##### Records shown

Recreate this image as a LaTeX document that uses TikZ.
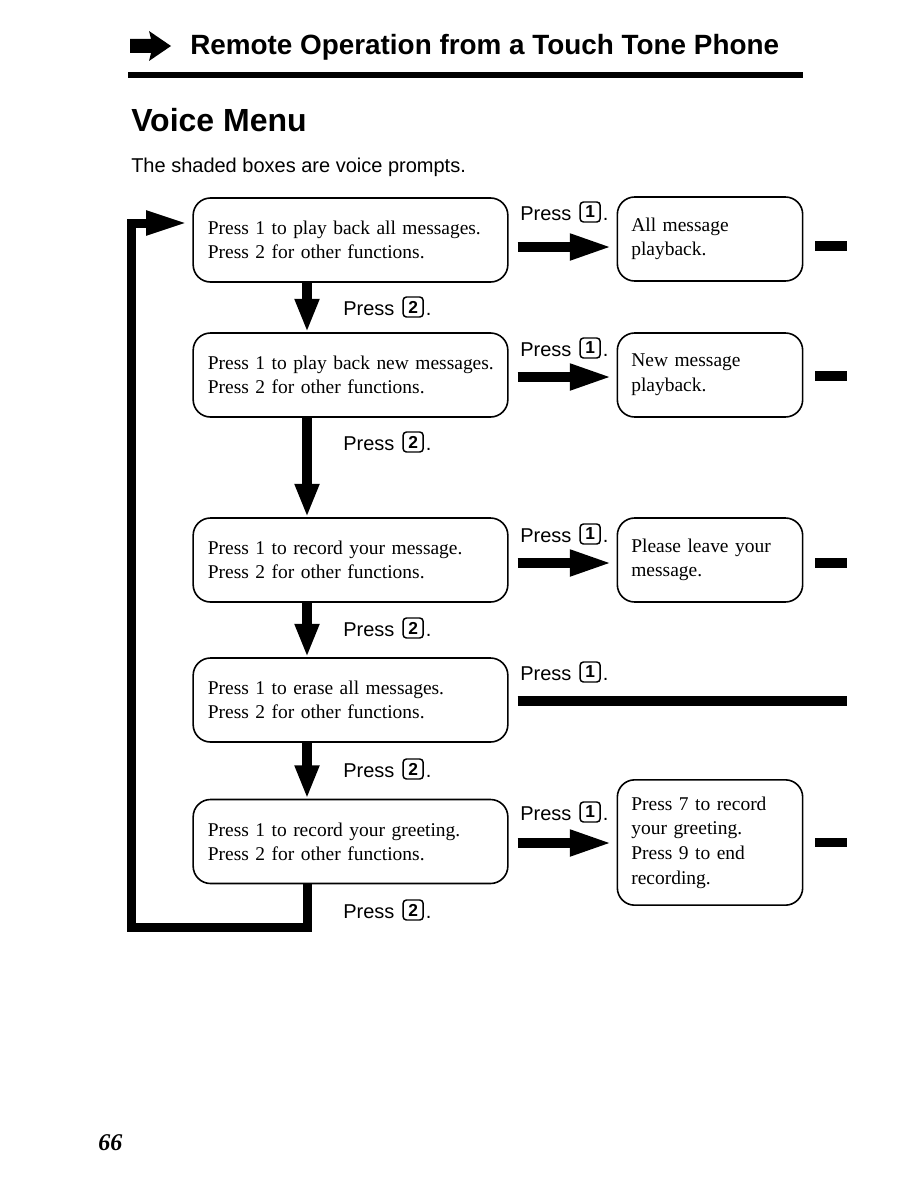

##########
##### Records shown

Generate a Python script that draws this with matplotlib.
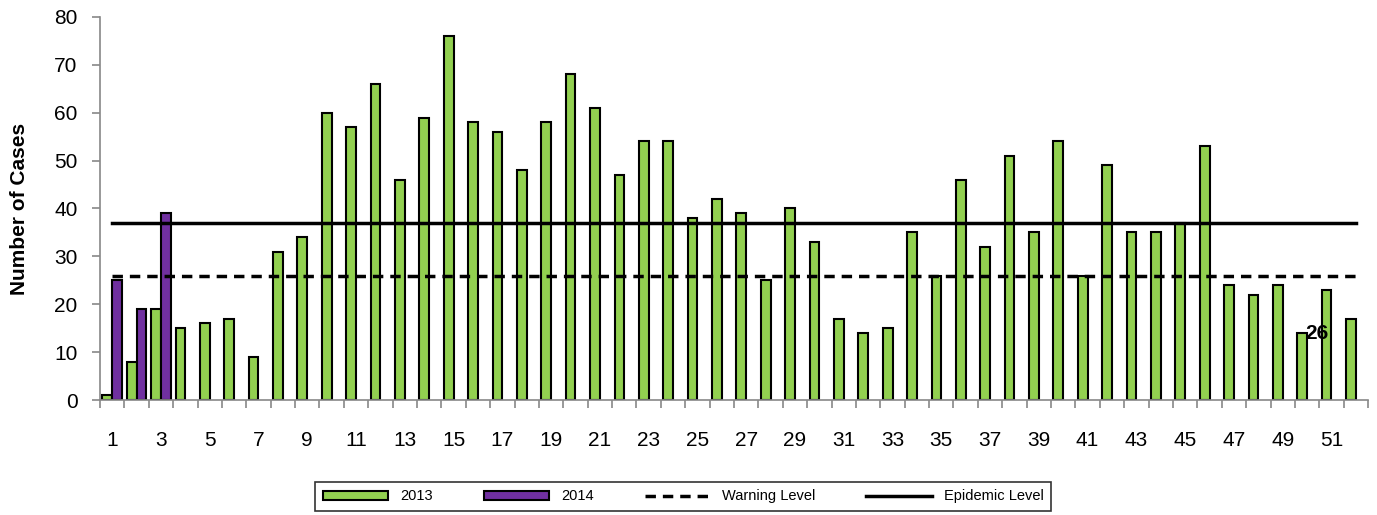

##########
##### Records shown

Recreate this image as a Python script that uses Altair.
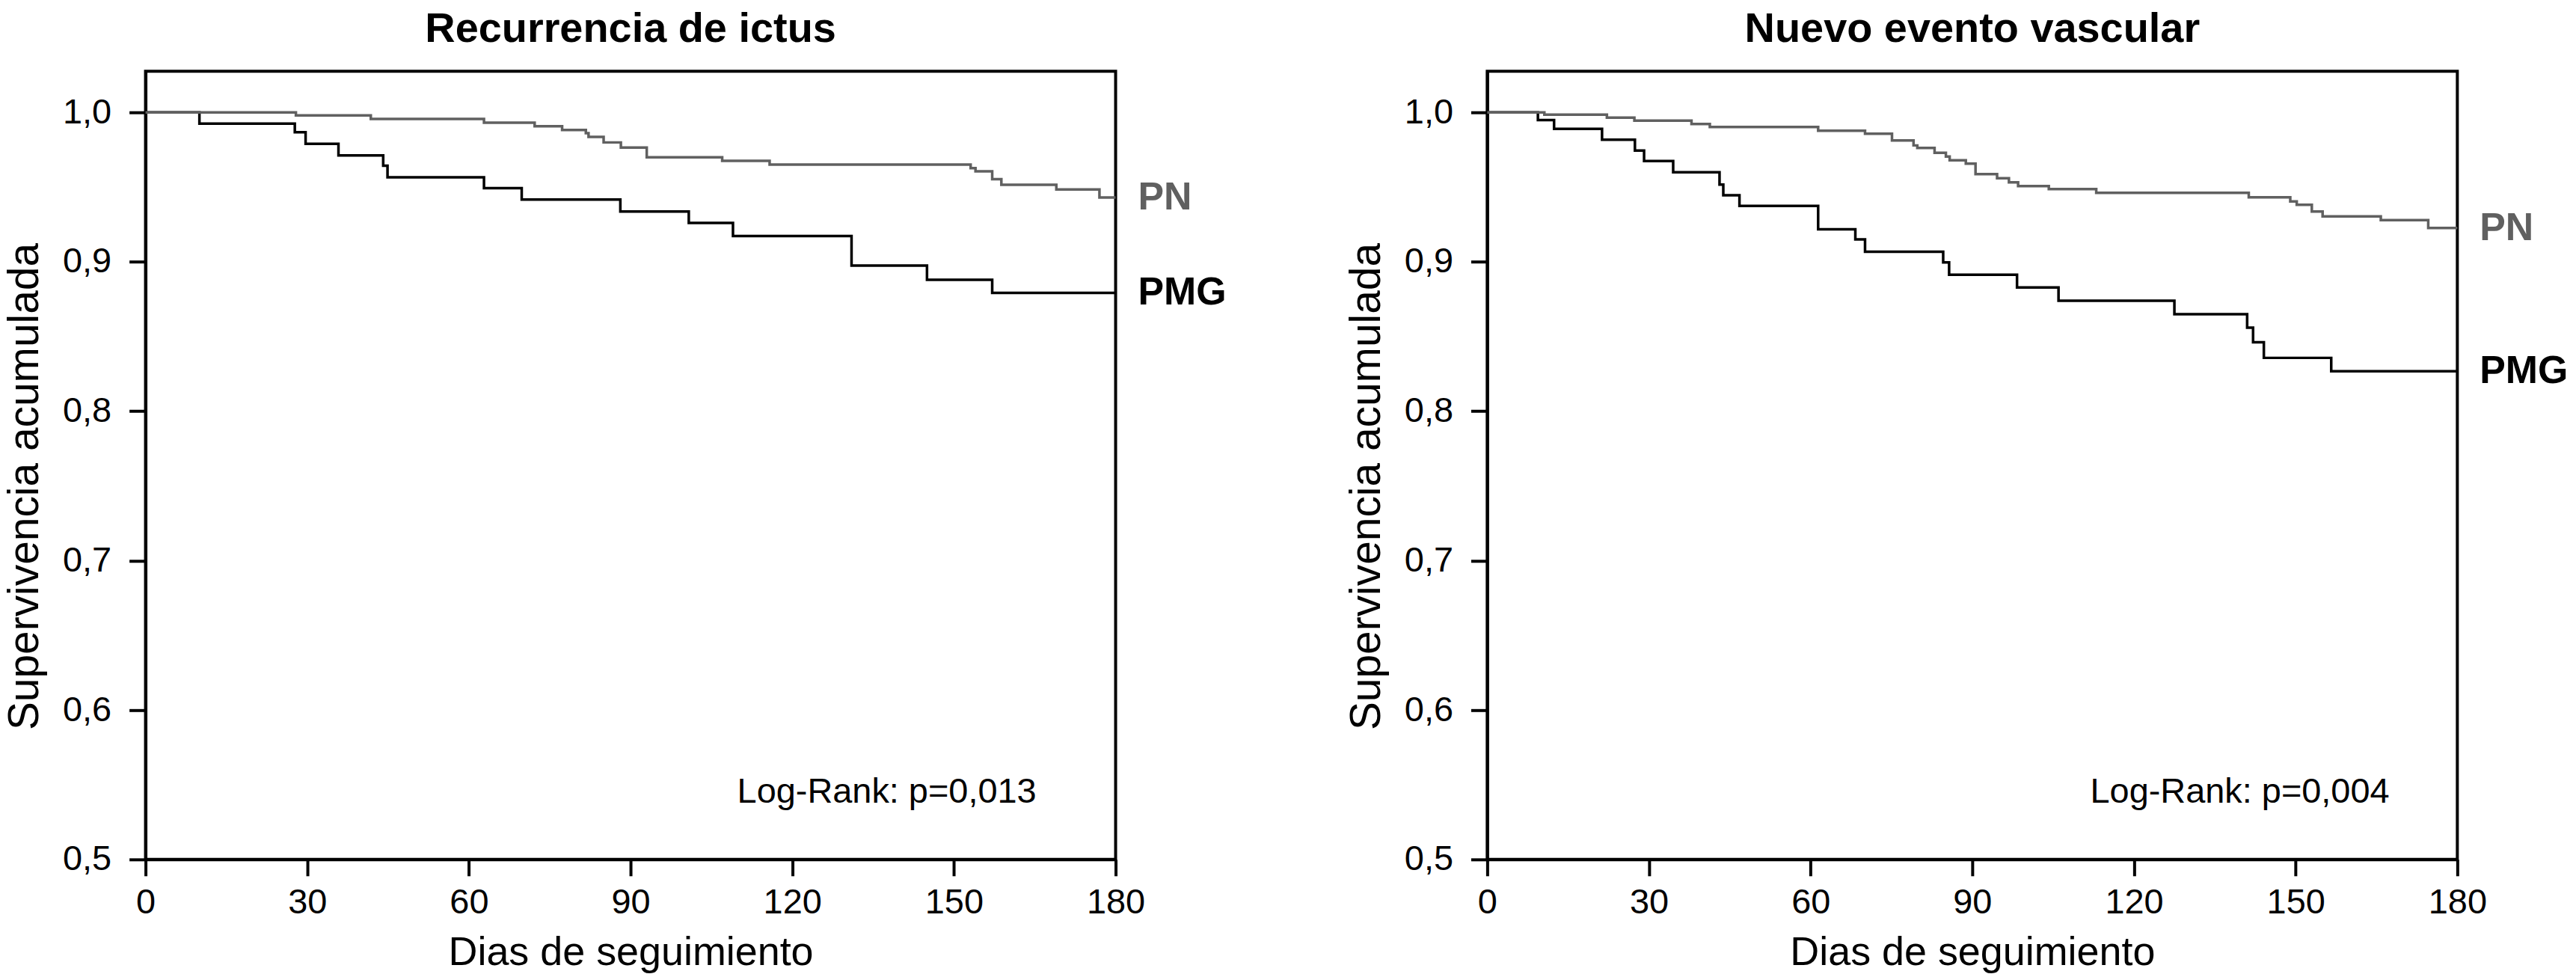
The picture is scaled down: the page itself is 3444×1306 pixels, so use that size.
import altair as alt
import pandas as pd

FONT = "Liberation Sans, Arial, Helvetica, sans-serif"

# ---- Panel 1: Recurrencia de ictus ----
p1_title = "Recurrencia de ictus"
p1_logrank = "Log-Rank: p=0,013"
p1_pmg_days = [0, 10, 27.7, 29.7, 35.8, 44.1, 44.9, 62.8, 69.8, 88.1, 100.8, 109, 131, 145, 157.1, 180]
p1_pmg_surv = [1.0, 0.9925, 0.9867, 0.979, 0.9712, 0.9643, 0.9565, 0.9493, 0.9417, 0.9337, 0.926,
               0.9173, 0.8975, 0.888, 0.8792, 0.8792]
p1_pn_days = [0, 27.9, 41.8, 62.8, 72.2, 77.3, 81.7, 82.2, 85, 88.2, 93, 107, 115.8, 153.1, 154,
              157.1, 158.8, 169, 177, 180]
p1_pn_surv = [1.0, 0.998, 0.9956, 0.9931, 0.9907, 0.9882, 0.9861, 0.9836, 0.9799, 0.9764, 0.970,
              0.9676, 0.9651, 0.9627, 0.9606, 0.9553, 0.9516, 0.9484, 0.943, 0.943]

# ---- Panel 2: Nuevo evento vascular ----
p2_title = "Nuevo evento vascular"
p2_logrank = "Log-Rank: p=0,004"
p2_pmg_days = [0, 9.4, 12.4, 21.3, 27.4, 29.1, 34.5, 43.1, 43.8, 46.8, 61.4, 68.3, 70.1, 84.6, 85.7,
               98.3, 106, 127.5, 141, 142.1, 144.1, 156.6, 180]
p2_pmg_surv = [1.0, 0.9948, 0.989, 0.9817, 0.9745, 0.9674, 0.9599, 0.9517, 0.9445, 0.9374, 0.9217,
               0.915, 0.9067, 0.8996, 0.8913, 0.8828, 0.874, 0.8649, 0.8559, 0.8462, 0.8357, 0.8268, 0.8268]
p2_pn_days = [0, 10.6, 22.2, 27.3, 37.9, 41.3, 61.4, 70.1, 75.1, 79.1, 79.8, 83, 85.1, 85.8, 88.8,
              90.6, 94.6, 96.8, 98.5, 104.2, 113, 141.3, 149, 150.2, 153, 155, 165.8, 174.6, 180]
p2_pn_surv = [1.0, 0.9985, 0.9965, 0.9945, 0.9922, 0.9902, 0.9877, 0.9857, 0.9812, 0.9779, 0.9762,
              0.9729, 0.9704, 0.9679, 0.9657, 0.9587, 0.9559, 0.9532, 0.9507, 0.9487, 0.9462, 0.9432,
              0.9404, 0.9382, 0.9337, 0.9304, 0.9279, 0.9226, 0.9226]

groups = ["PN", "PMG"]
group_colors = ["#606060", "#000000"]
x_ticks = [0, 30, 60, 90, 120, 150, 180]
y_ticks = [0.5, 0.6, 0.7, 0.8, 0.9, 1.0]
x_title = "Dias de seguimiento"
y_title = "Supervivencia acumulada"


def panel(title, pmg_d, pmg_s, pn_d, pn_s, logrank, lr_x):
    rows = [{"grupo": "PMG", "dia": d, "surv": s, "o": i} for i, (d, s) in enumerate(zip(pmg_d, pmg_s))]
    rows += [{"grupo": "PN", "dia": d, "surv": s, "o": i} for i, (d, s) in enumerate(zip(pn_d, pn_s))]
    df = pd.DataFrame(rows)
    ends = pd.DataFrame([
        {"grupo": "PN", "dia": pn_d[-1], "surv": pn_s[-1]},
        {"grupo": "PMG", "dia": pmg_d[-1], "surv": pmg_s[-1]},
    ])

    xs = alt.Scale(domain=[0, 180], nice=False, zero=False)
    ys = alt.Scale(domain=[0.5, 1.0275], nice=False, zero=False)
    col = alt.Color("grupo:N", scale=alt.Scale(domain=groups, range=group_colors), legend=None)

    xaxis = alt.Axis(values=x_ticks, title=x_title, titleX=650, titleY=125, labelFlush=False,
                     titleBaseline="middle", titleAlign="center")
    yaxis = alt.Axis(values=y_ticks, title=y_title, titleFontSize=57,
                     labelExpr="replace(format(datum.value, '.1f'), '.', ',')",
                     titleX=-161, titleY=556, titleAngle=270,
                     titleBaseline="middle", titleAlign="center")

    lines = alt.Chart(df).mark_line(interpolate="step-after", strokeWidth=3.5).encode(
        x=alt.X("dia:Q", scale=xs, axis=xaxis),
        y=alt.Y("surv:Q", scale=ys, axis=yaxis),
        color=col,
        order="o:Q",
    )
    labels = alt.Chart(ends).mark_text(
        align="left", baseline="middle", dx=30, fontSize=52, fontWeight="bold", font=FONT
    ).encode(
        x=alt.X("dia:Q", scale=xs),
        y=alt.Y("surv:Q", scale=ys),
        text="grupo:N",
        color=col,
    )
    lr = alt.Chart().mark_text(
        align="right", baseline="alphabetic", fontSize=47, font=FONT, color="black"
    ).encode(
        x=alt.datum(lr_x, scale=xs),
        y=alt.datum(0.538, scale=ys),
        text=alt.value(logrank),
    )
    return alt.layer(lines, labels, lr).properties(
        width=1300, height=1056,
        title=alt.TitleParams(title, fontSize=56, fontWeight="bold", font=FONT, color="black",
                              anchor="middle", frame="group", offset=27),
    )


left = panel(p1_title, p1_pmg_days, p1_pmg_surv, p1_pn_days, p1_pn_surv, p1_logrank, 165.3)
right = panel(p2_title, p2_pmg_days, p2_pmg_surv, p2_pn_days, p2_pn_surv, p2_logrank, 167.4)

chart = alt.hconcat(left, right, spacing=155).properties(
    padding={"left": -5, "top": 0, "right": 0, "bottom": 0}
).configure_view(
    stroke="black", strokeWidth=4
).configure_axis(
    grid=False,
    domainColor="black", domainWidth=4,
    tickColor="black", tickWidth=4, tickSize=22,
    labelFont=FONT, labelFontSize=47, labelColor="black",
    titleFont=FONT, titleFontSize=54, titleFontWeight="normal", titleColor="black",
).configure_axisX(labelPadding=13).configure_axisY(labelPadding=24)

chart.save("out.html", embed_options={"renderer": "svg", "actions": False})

##########

→ Exercise prompt:
Find how many lines of the material carry the string "uses". Only the number should be in the answer.

→ Result of the exercise:
2